Parmi les nouveaux domaines que nous prenons en charge, citons les sources radioactives. Celles-ci sont utilisées dans le domaine industriel, par exemple pour effectuer la radiographie des tuyaux. Ce sujet était globalement orphelin en termes de prise en charge administrative. La loi comble cette lacune. L'ASN est, à présent, chargée de ce sujet. Avec les ministères concernés, nous préparons actuellement les textes d'application dans la perspective d'une mise en oeuvre de nos contrôles en 2017.

Pour conclure, je souhaite évoquer deux points d'actualité en lien avec l'anomalie de la cuve de l'EPR que vous souligniez. Lorsque l'anomalie a été détectée en avril 2015, nous nous sommes engagés dans son traitement. Nous avons demandé à EDF et Areva d'apporter des justifications. À la fin de l'année 2015, nous avons été amenés à valider leur premier programme d'essais.
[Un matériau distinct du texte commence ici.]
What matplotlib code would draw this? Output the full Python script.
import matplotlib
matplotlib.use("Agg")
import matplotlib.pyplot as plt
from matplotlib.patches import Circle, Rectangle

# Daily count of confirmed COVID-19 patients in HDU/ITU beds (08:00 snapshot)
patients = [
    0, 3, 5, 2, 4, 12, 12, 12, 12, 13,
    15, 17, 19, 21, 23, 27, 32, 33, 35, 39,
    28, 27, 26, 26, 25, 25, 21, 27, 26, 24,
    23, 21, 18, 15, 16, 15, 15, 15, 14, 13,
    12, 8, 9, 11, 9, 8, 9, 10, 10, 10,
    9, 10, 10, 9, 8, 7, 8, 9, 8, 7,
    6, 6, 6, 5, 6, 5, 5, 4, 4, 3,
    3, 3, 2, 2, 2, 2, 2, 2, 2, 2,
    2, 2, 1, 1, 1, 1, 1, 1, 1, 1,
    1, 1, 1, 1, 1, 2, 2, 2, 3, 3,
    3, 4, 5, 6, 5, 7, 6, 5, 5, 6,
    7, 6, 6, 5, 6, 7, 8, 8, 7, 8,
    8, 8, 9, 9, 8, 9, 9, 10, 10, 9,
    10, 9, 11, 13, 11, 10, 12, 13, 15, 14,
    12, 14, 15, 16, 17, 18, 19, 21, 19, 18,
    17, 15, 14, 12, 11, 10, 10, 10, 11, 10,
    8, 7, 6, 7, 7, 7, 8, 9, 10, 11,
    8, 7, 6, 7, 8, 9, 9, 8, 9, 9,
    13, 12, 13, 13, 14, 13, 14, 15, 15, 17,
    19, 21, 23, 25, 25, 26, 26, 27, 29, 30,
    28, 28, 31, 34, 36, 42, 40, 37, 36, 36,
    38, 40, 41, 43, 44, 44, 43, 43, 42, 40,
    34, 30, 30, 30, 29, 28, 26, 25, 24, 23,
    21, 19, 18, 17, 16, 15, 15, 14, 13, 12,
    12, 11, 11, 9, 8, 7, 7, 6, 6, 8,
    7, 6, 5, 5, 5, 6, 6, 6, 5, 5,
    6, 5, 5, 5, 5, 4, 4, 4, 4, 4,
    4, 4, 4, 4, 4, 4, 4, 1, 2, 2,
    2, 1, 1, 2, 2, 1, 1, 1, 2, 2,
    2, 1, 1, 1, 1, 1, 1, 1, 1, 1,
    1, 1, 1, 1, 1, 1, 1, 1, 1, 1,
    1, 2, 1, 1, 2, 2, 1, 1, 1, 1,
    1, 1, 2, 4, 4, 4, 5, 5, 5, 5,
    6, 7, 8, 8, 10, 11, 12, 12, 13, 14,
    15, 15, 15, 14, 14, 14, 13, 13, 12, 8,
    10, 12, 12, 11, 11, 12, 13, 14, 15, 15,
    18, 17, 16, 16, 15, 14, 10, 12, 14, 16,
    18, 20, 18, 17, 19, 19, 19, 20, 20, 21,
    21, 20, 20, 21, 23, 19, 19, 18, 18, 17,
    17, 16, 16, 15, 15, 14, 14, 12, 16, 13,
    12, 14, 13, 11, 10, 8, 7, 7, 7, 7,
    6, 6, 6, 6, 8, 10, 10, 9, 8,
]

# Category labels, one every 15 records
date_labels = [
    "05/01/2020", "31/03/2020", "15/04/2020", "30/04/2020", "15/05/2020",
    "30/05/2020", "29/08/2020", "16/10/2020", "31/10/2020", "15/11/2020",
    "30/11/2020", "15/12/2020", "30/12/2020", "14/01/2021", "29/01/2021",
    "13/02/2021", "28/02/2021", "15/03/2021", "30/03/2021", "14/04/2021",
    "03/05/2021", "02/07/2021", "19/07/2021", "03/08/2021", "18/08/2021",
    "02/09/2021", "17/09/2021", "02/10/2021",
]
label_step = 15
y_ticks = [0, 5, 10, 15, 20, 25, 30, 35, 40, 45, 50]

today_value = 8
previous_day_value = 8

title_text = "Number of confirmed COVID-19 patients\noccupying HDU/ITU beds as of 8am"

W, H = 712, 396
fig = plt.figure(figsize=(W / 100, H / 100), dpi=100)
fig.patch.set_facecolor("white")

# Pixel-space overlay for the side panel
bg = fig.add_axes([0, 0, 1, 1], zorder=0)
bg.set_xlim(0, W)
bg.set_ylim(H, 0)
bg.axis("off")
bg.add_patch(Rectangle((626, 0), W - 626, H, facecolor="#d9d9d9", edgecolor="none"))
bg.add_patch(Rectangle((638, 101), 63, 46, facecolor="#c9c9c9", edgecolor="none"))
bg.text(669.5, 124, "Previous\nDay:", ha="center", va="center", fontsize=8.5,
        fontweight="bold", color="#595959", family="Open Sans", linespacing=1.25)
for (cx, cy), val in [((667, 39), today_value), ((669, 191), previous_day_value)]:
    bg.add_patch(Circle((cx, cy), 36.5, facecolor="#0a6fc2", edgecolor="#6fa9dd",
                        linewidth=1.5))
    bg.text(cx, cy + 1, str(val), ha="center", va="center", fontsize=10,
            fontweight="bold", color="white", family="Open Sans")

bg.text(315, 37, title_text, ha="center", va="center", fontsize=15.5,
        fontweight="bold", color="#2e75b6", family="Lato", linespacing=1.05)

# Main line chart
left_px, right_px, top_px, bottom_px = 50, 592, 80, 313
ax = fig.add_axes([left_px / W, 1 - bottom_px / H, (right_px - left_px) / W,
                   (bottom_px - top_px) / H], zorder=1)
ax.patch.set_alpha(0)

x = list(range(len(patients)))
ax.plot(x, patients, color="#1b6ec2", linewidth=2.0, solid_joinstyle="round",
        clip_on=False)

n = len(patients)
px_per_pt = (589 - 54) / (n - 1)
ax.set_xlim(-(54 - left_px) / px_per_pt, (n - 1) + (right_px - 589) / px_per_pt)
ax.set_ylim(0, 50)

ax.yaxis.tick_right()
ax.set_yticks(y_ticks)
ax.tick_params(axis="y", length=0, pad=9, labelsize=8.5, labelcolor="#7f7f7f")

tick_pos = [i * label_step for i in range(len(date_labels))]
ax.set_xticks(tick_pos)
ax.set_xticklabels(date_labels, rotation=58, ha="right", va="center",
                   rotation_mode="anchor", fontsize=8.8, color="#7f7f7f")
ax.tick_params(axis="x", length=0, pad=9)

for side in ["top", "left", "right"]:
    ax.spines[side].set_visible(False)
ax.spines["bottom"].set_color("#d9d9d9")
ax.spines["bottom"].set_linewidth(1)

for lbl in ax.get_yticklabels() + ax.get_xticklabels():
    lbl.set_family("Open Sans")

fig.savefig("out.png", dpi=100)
Les premiers tests, réalisés en début d'année 2016, n'étaient guère positifs. Nos interlocuteurs ont été amenés à nous proposer une extension de leurs contrôles. Leur calendrier pour l'ensemble des analyses destinées à montrer l'acceptabilité de la cuve en termes de sûreté est attendu pour la fin de l'année. Après examen, nous aurons besoin de quatre à six mois pour nous prononcer. Quand l'anomalie de la cuve est survenue, c'est-à-dire un excès de carbone qui fragilise le métal, elle nous a conduits à formuler deux questions. D'une part, sur l'existence d'autres pièces, pour l'EPR ou dans le parc en exploitation, qui souffrent de cette anomalie de taux de ségrégation du carbone. La réponse est positive. Nous en avions identifié un certain nombre, il y a quelques mois. Les recherches se poursuivent dans les historiques de fabrication. Nous discutons avec EDF pour mesurer l'impact de ces anomalies sur la sûreté. D'autre part, sur la façon dont cette anomalie a-t-elle été découverte. Nous avons demandé à Areva, sur de nombreuses années, d'étendre ses contrôles à des zones qu'elle n'examinait pas auparavant, jugeant cette démarche inutile.
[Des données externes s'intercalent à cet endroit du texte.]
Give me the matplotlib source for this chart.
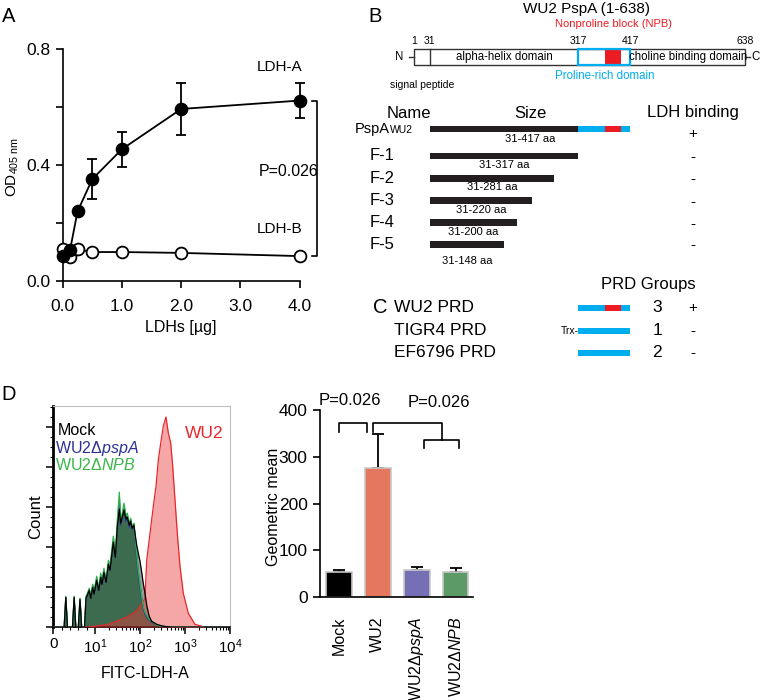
import matplotlib
matplotlib.use('Agg')
import matplotlib.pyplot as plt
from matplotlib.patches import Rectangle

plt.rcParams['font.family'] = ['Liberation Sans', 'DejaVu Sans']
plt.rcParams['mathtext.fontset'] = 'custom'
plt.rcParams['mathtext.rm'] = 'Liberation Sans'
plt.rcParams['mathtext.it'] = 'Liberation Sans:italic'
plt.rcParams['mathtext.bf'] = 'Liberation Sans:bold'

# ---------------- data ----------------
# Panel A: LDH binding ELISA
ldh_ug = [0, 0.125, 0.25, 0.5, 1.0, 2.0, 4.0]
ldha_od = [0.085, 0.108, 0.240, 0.352, 0.455, 0.594, 0.623]
ldha_sd = [0, 0, 0, 0.069, 0.060, 0.090, 0.060]
ldhb_od = [0.112, 0.082, 0.110, 0.100, 0.100, 0.097, 0.086]

# Panel B: PspA domains (residues)
pspa_len = 638
signal_end = 31
helix_end = 317
prd_end = 417
npb_range = (369, 399)
domain_ticks = [1, 31, 317, 417, 638]
frag_names = ['F-1', 'F-2', 'F-3', 'F-4', 'F-5']
frag_ends = [317, 271, 228, 200, 174]          # as drawn
frag_labels = ['31-317 aa', '31-281 aa', '31-220 aa', '31-200 aa', '31-148 aa']
frag_binding = ['-', '-', '-', '-', '-']

# Panel C: PRD constructs
prd_names = ['WU2 PRD', 'TIGR4 PRD', 'EF6796 PRD']
prd_groups = ['3', '1', '2']
prd_binding = ['+', '-', '-']
prd_has_npb = [True, False, False]

# Panel D: flow histograms (FITC-LDH-A)
hist_x = [0, 2.6, 3.0, 3.4, 4.6, 5.0, 5.4, 6.0, 6.4, 6.8, 7.5, 7.84, 8.15, 8.63,
          8.97, 9.45, 9.76, 10.9, 12.1, 13.4, 14.3, 15.8, 17.6, 19.8, 21.5, 25.5,
          28.3, 31.3, 34.7, 37.2, 41.3, 44.1, 48.9, 52.3, 57.8, 62.1, 66.4, 73.6,
          77.4, 84.5, 91.7, 100, 109, 118, 129, 141, 160, 182, 235, 330, 550, 1000, 10000]
mock_cnt = [0, 0, 30, 0, 0, 30, 0, 0, 28, 0, 0, 29, 32, 37, 29, 40, 33, 47, 37, 50,
            43, 55, 45, 63, 57, 85, 70, 100, 118, 104, 112, 117, 108, 110, 102, 106,
            99, 102, 94, 82, 74, 66, 55, 44, 34, 22, 11, 6, 3, 1, 0, 0, 0]
pspa_cnt = [0, 0, 29, 0, 0, 29, 0, 0, 27, 0, 0, 29, 32, 37, 29, 41, 34, 48, 37, 51,
            43, 56, 45, 63, 58, 86, 70, 101, 126, 102, 111, 118, 106, 109, 100, 106,
            98, 101, 88, 70, 52, 40, 28, 19, 13, 10, 7, 5, 2, 1, 0, 0, 0]
npb_cnt = [0, 0, 31, 0, 0, 31, 0, 0, 29, 0, 0, 31, 34, 39, 31, 43, 36, 51, 39, 54,
           46, 59, 47, 67, 61, 91, 74, 107, 135, 107, 117, 124, 111, 114, 104, 109,
           101, 104, 91, 74, 57, 44, 31, 21, 15, 12, 8, 6, 2, 1, 0, 0, 0]
wu2_x = [0, 7, 10, 20, 30, 50, 70, 85, 100, 115, 129, 141, 167, 198, 227, 255, 289,
         330, 378, 426, 481, 533, 600, 674, 774, 917, 1184, 1668, 2783, 10000]
wu2_cnt = [0, 0, 1, 3, 6, 10, 14, 17, 21, 25, 29, 67, 94, 121, 141, 167, 184, 201,
           210, 194, 184, 161, 127, 94, 61, 34, 14, 3, 0, 0]

# Panel D: geometric mean bars
strains = ['Mock', 'WU2', 'WU2Δ$\\it{pspA}$', 'WU2Δ$\\it{NPB}$']
geo_mean = [54.7, 277, 58.4, 54.7]
geo_err = [3.6, 72, 5.6, 8.3]
bar_colors = ['#000000', '#e5775f', '#7570b5', '#5c9b67']

CYAN = '#00aeef'
RED = '#ed1c24'

# ---------------- figure ----------------
W, H = 760, 700
fig = plt.figure(figsize=(W / 100, H / 100), dpi=100)


def px_axes(x0, y0, x1, y1):
    """axes from pixel box (top-left origin)"""
    return fig.add_axes([x0 / W, 1 - y1 / H, (x1 - x0) / W, (y1 - y0) / H])


def panel_label(x, y, s):
    fig.text(x / W, 1 - y / H, s, fontsize=14.5, ha='center', va='center')


panel_label(8.5, 17, 'A')
panel_label(375, 17, 'B')
panel_label(380, 308, 'C')
panel_label(8.5, 395, 'D')

# ---------- A ----------
axA = px_axes(62.7, 49.3, 299.7, 281)
axA.plot(ldh_ug, ldhb_od, '-o', color='black', mfc='white', mec='black', ms=8.5,
         mew=1.3, lw=1.3, clip_on=False, zorder=3)
axA.errorbar(ldh_ug, ldha_od, yerr=ldha_sd, fmt='-o', color='black', ms=8.8, lw=1.3,
             elinewidth=1.3, capsize=3.6, capthick=1.3, clip_on=False, zorder=4)
axA.set_xlim(0, 4)
axA.set_ylim(0, 0.8)
axA.spines['top'].set_visible(False)
axA.spines['right'].set_visible(False)
for s in ('left', 'bottom'):
    axA.spines[s].set_linewidth(1.2)
axA.set_xticks([0, 1, 2, 3, 4])
axA.set_xticklabels(['0.0', '1.0', '2.0', '3.0', '4.0'])
axA.set_yticks([0, 0.2, 0.4, 0.6, 0.8])
axA.set_yticklabels(['0.0', '', '0.4', '', '0.8'])
axA.tick_params(direction='out', length=5, width=1.2, labelsize=12.5)
axA.tick_params(axis='x', pad=8)
axA.text(-0.21, 0.49, 'OD$_{405\\ \\mathrm{nm}}$', transform=axA.transAxes, rotation=90,
         fontsize=11, ha='center', va='center')
axA.set_xlabel('LDHs [µg]', fontsize=11.5, labelpad=4)
axA.text(4.04, 0.74, 'LDH-A', fontsize=11, ha='right', va='center')
axA.text(4.04, 0.18, 'LDH-B', fontsize=11, ha='right', va='center')
axA.text(4.31, 0.377, 'P=0.026', fontsize=11.5, ha='right', va='center')
bx0, bx1 = 4.2, 4.3
axA.plot([bx0, bx1, bx1, bx0], [ldha_od[-1], ldha_od[-1], ldhb_od[-1], ldhb_od[-1]],
         color='black', lw=1.2, clip_on=False)

# ---------- B / C ----------
PX0, PXR = 414, 0.52   # pixel of residue 1, pixels per residue
axB = px_axes(340, 0, 760, 380)
axB.set_xlim(1 + (340 - PX0) / PXR, 1 + (760 - PX0) / PXR)
axB.set_ylim(380, 0)
axB.axis('off')

box_top, box_h = 49, 16
box_mid = box_top + box_h / 2
axB.add_patch(Rectangle((1, box_top), pspa_len - 1, box_h, fill=False, ec='#333333', lw=1))
axB.plot([signal_end, signal_end], [box_top, box_top + box_h], color='#333333', lw=1)
axB.add_patch(Rectangle((npb_range[0], box_top + 0.5), npb_range[1] - npb_range[0], box_h - 1,
                        fc=RED, ec='none'))
axB.add_patch(Rectangle((helix_end, box_top), prd_end - helix_end, box_h, fill=False,
                        ec=CYAN, lw=1.6))
axB.plot([-8.6, 1], [box_mid, box_mid], color='#333333', lw=1)
axB.plot([pspa_len, pspa_len + 9], [box_mid, box_mid], color='#333333', lw=1)
axB.text(-19.6, box_mid, 'N', fontsize=8.3, ha='right', va='center')
axB.text(pspa_len + 12, box_mid, 'C', fontsize=8.3, ha='left', va='center')
for r in domain_ticks:
    axB.text(r, 41.5, str(r), fontsize=7.5, ha='center', va='center')
axB.text((signal_end + helix_end) / 2, box_mid, 'alpha-helix domain', fontsize=8.3,
         ha='center', va='center')
axB.text((prd_end + pspa_len) / 2, box_mid, 'choline binding domain', fontsize=8.3,
         ha='center', va='center')
axB.text((helix_end + prd_end) / 2, 76, 'Proline-rich domain', fontsize=8.3, color=CYAN,
         ha='center', va='center')
axB.text(sum(npb_range) / 2, 24.3, 'Nonproline block (NPB)', fontsize=8, color=RED,
         ha='center', va='center')
axB.text(16, 85, 'signal peptide', fontsize=7.5, ha='center', va='center')
axB.text(333, 9, 'WU2 PspA (1-638)', fontsize=11, ha='center', va='center')

# header
axB.text(-9, 113, 'Name', fontsize=12, ha='center', va='center')
axB.text(224, 113, 'Size', fontsize=12, ha='center', va='center')
axB.text(537, 113, 'LDH binding', fontsize=12, ha='center', va='center')

bar_h = 6.5
# full-length PspA WU2 row
y0 = 129
axB.barh(y0, helix_end - signal_end, left=signal_end, height=bar_h, color='#231f20')
axB.barh(y0, prd_end - helix_end, left=helix_end, height=bar_h, color=CYAN)
axB.barh(y0, npb_range[1] - npb_range[0], left=npb_range[0], height=bar_h, color=RED)
t = axB.text(-112.5, y0, 'PspA', fontsize=10.5, ha='left', va='center')
axB.annotate('WU2', xy=(1, 0.24), xycoords=t, fontsize=7.5, ha='left', va='baseline')
axB.text((signal_end + prd_end) / 2, 139.5, '31-417 aa', fontsize=8, ha='center', va='center')
axB.text(537, 134, '+', fontsize=11, ha='center', va='center')

frag_y = [156, 178.3, 200.7, 222.7, 244.3]
frag_lab_y = [165, 187.3, 210, 232, 261]
for name, end, lab, b, fy, ly in zip(frag_names, frag_ends, frag_labels, frag_binding,
                                     frag_y, frag_lab_y):
    axB.barh(fy, end - signal_end, left=signal_end, height=bar_h, color='#231f20')
    axB.text(-83.6, fy, name, fontsize=12, ha='left', va='center')
    axB.text((signal_end + end) / 2, ly, lab, fontsize=8, ha='center', va='center')
    axB.text(537, fy + 1, b, fontsize=11, ha='center', va='center')

# C
axB.text(543, 284.3, 'PRD Groups', fontsize=12, ha='right', va='center')
prd_y = [308, 331, 353]
for name, g, b, npb, py in zip(prd_names, prd_groups, prd_binding, prd_has_npb, prd_y):
    axB.barh(py, prd_end - helix_end, left=helix_end, height=bar_h, color=CYAN)
    if npb:
        axB.barh(py, npb_range[1] - npb_range[0], left=npb_range[0], height=bar_h, color=RED)
    axB.text(-37.5, py, name, fontsize=12.5, ha='left', va='center')
    axB.text(469, py, g, fontsize=12.5, ha='center', va='center')
    axB.text(537, py, b, fontsize=11, ha='center', va='center')
axB.text(helix_end + 1, prd_y[1], 'Trx-', fontsize=7.5, ha='right', va='center')

# ---------- D: histogram ----------
axH = px_axes(53.3, 406, 230, 627.3)
axH.fill_between(hist_x, mock_cnt, color='#9d9d9d', lw=0, zorder=1)
axH.fill_between(hist_x, npb_cnt, color='#3d6b50', lw=0, zorder=2)
axH.fill_between(wu2_x, wu2_cnt, color='#eb3c3c', alpha=0.45, lw=0, zorder=3)
axH.plot(wu2_x, wu2_cnt, color='#e8262b', lw=0.9, zorder=4)
axH.plot(hist_x, pspa_cnt, color='#2b3a9a', lw=0.9, zorder=5)
axH.plot(hist_x, npb_cnt, color='#2db34a', lw=0.9, zorder=6)
axH.plot(hist_x, mock_cnt, color='black', lw=0.9, zorder=7)
axH.set_xscale('symlog', linthresh=10, linscale=0.834)
axH.set_xlim(0, 10000)
axH.set_ylim(0, 221)
axH.set_xticks([0, 10, 100, 1000, 10000])
axH.set_xticklabels(['0', '$10^{1}$', '$10^{2}$', '$10^{3}$', '$10^{4}$'])
minor_x = [2, 4, 6, 8] + [k * 10 ** d for d in (1, 2, 3) for k in range(2, 10)]
axH.set_xticks(minor_x, minor=True)
axH.set_yticks(range(0, 221, 40))
axH.set_yticks(range(0, 221, 10), minor=True)
axH.set_yticklabels([])
axH.tick_params(direction='out', length=5, width=1.1, labelsize=11)
axH.tick_params(which='minor', direction='out', length=2.5, width=0.8)
axH.tick_params(axis='x', which='major', pad=2)
axH.spines['left'].set_linewidth(2)
axH.spines['bottom'].set_linewidth(1.2)
for s in ('top', 'right'):
    axH.spines[s].set_color('#bdbdbd')
    axH.spines[s].set_linewidth(0.8)
axH.text(-0.1, 0.5, 'Count', transform=axH.transAxes, rotation=90, fontsize=12,
         ha='center', va='center')
axH.text(0.52, -0.208, 'FITC-LDH-A', transform=axH.transAxes, fontsize=11.5,
         ha='center', va='center')
axH.text(0.025, 0.888, 'Mock', transform=axH.transAxes, fontsize=11.5, color='black',
         ha='left', va='center')
axH.text(0.01, 0.81, 'WU2Δ$\\it{pspA}$', transform=axH.transAxes, fontsize=11.5,
         color='#2e3192', ha='left', va='center')
axH.text(0.01, 0.735, 'WU2Δ$\\it{NPB}$', transform=axH.transAxes, fontsize=11.5,
         color='#39b54a', ha='left', va='center')
axH.text(0.855, 0.876, 'WU2', transform=axH.transAxes, fontsize=12.5, color='#e8262b',
         ha='center', va='center')

# ---------- D: bars ----------
axD = px_axes(319.5, 410, 472.7, 597.3)
xs = list(range(len(strains)))
axD.bar(xs, geo_mean, width=0.66, color=bar_colors, edgecolor='#c8c8c8', lw=1.2, zorder=2)
axD.errorbar(xs, geo_mean, yerr=[[0] * len(xs), geo_err], fmt='none', ecolor='black',
             elinewidth=1.3, capsize=4.5, capthick=1.3, zorder=1)
axD.set_xlim(-0.5, 3.44)
axD.set_ylim(0, 400)
axD.spines['top'].set_visible(False)
axD.spines['right'].set_visible(False)
for s in ('left', 'bottom'):
    axD.spines[s].set_linewidth(1.2)
axD.set_yticks([0, 100, 200, 300, 400])
axD.tick_params(axis='y', direction='out', length=5, width=1.2, labelsize=12.5)
axD.set_xticks(xs)
axD.set_xticklabels(strains, rotation=90, va='top', fontsize=11.5)
axD.tick_params(axis='x', length=0, pad=14)
axD.text(-0.3, 0.484, 'Geometric mean', transform=axD.transAxes, rotation=90,
         fontsize=11.5, ha='center', va='center')

# significance brackets
lv, lo, lv2, lo2 = 372, 354, 336, 318
axD.plot([0, 0, 0.72, 0.72], [lo, lv, lv, lo], color='black', lw=1.2, clip_on=False)
axD.plot([0.87, 0.87, 2.64, 2.64], [lo, lv, lv, lv2], color='black', lw=1.2, clip_on=False)
axD.plot([2.19, 2.19, 3.09, 3.09], [lo2, lv2, lv2, lo2], color='black', lw=1.2, clip_on=False)
axD.text(0.28, 421, 'P=0.026', fontsize=12, ha='center', va='center')
axD.text(2.57, 417, 'P=0.026', fontsize=12, ha='center', va='center')

fig.savefig('out.png', dpi=100)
En résumé, ce ne sont pas les contrôles internes qui ont amené à détecter une anomalie mais les contrôles externes. J'ai demandé à Areva d'engager une revue historique de la qualité des fabrications, qui aille au-delà du problème de la ségrégation du carbone. Nous étions effectivement en présence d'une défaillance d'organisation. Des audits ont donc été menés.

Ils ont récemment mis en évidence des irrégularités sur des dossiers de fabrication et sur des pièces du Creusot. Elles sont en nombre assez significatif. Sur dix mille dossiers examinés, remontant au début des années 1960, les responsables ont identifié quatre cents pièces présentant potentiellement une irrégularité. J'emploie le terme « irrégularité » à dessein. Quand un écart de fabrication est détecté, ce qui est fréquent, cette anomalie doit être déclarée et un dossier ouvert. Cet incident fait l'objet de discussions avec le client ou l'autorité de sûreté.

En l'occurrence, le processus de détection fonctionnait, mais le dossier n'était pas transmis. Il était néanmoins archivé. Nous avons demandé à nos interlocuteurs de nous apporter des justifications sur ces soixante cas. Ils ont commencé à le faire, mais le processus d'expertise est en cours. Je considère ces pratiques industrielles comme inacceptables. Areva a déclaré y avoir mis fin en changeant l'organisation à partir de 2012. Le travail d'audit doit se poursuivre au Creusot, à Saint-Marcel et à Jeumont.

Le management a pris, ces derniers mois, des décisions fortes pour mener à terme cette revue. Ce point est positif. Néanmoins, du temps sera nécessaire pour identifier d'autres anomalies éventuelles et les actions rétroactives à mener.